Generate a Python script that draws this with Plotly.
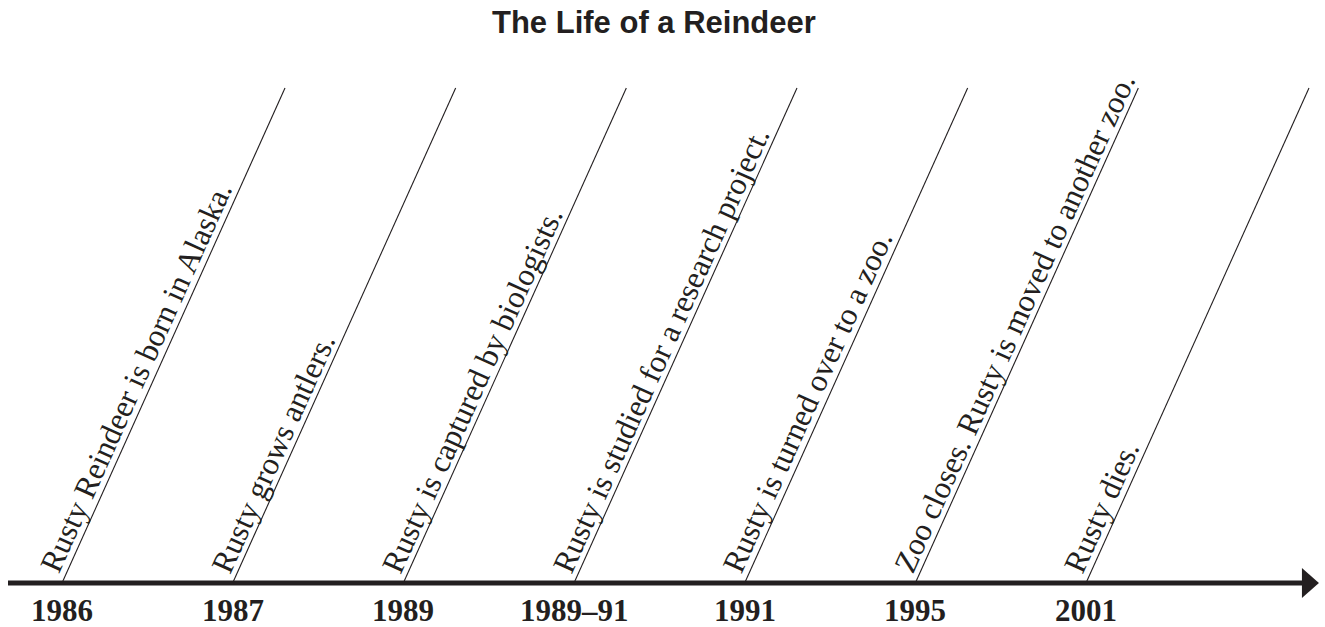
import math
import plotly.graph_objects as go

# ---- data ----
TITLE = "The Life of a Reindeer"
YEARS = ["1986", "1987", "1989", "1989–91", "1991", "1995", "2001"]
EVENTS = [
    "Rusty Reindeer is born in Alaska.",
    "Rusty grows antlers.",
    "Rusty is captured by biologists.",
    "Rusty is studied for a research project.",
    "Rusty is turned over to a zoo.",
    "Zoo closes. Rusty is moved to another zoo.",
    "Rusty dies.",
]
POSITIONS = list(range(len(YEARS)))

# ---- style / layout ----
W, H = 1325, 627
X_RANGE = [-0.3633, 7.4004]
Y_RANGE = [-0.0889, 1.1778]
SLANT = 1.3066           # horizontal run of each leader line (x units)
AXIS_START = -0.3164
AXIS_END = 7.271
INK = "#231f20"
LABEL_SIZE = 31.5
YEAR_SIZE = 31
TITLE_SIZE = 31

px_x = W / (X_RANGE[1] - X_RANGE[0])
px_y = H / (Y_RANGE[1] - Y_RANGE[0])
theta = math.atan2(px_y, SLANT * px_x)
s, c = math.sin(theta), math.cos(theta)

fig = go.Figure()
fig.add_trace(go.Scatter(x=POSITIONS, y=[0] * len(POSITIONS), mode="markers",
                         marker=dict(size=1, color="rgba(0,0,0,0)"),
                         hoverinfo="skip", showlegend=False))

shapes = []
# main axis
shapes.append(dict(type="line", xref="x", yref="y", x0=AXIS_START, x1=AXIS_END,
                   y0=0, y1=0, line=dict(color=INK, width=5)))
# arrow head
shapes.append(dict(type="path", xref="x", yref="y", xsizemode="pixel", ysizemode="pixel",
                   xanchor=AXIS_END, yanchor=0,
                   path="M -1,15 L 16,0 L -1,-15 Z",
                   fillcolor=INK, line=dict(color=INK, width=0)))
# leader lines
for p in POSITIONS:
    shapes.append(dict(type="line", xref="x", yref="y", x0=p, y0=0, x1=p + SLANT, y1=1,
                       line=dict(color=INK, width=1.1)))

annotations = []
along, gap = 6.0, 6.0
for p, ev in zip(POSITIONS, EVENTS):
    sz = LABEL_SIZE
    k = gap - 0.216 * sz
    dx = along * c - k * s
    dy = -along * s - k * c
    hbox = 1.107 * sz
    annotations.append(dict(
        x=p, y=0, xref="x", yref="y", text=ev, showarrow=False,
        textangle=-math.degrees(theta), xanchor="left", yanchor="bottom",
        xshift=dx - hbox * s, yshift=-dy, borderpad=0, borderwidth=0,
        font=dict(family="Liberation Serif", size=sz, color=INK)))

for p, yr in zip(POSITIONS, YEARS):
    annotations.append(dict(
        x=p, y=0, xref="x", yref="y", text="<b>" + yr + "</b>", showarrow=False,
        xanchor="center", yanchor="top", yshift=-8.5, borderpad=0,
        font=dict(family="Liberation Serif", size=YEAR_SIZE, color=INK)))

annotations.append(dict(
    x=654 / W, y=1, xref="paper", yref="paper", text="<b>" + TITLE + "</b>",
    showarrow=False, xanchor="center", yanchor="top", yshift=-4, borderpad=0,
    font=dict(family="Liberation Sans", size=TITLE_SIZE, color=INK)))

fig.update_layout(
    width=W, height=H, margin=dict(l=0, r=0, t=0, b=0),
    paper_bgcolor="white", plot_bgcolor="white",
    xaxis=dict(range=X_RANGE, visible=False, fixedrange=True),
    yaxis=dict(range=Y_RANGE, visible=False, fixedrange=True),
    shapes=shapes, annotations=annotations, showlegend=False,
)

fig.write_html("out.html", config={"displayModeBar": False},
               post_script="document.body.style.margin='0';")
________________________________________
### Task description
Quote, exactly and only, the lines from the first line of the data above through the line containing "s, c = math.sin(theta), math.cos(theta)". The pictures do not belong in it.

### Written answer
Generate a Python script that draws this with Plotly.
import math
import plotly.graph_objects as go

# ---- data ----
TITLE = "The Life of a Reindeer"
YEARS = ["1986", "1987", "1989", "1989–91", "1991", "1995", "2001"]
EVENTS = [
    "Rusty Reindeer is born in Alaska.",
    "Rusty grows antlers.",
    "Rusty is captured by biologists.",
    "Rusty is studied for a research project.",
    "Rusty is turned over to a zoo.",
    "Zoo closes. Rusty is moved to another zoo.",
    "Rusty dies.",
]
POSITIONS = list(range(len(YEARS)))

# ---- style / layout ----
W, H = 1325, 627
X_RANGE = [-0.3633, 7.4004]
Y_RANGE = [-0.0889, 1.1778]
SLANT = 1.3066           # horizontal run of each leader line (x units)
AXIS_START = -0.3164
AXIS_END = 7.271
INK = "#231f20"
LABEL_SIZE = 31.5
YEAR_SIZE = 31
TITLE_SIZE = 31

px_x = W / (X_RANGE[1] - X_RANGE[0])
px_y = H / (Y_RANGE[1] - Y_RANGE[0])
theta = math.atan2(px_y, SLANT * px_x)
s, c = math.sin(theta), math.cos(theta)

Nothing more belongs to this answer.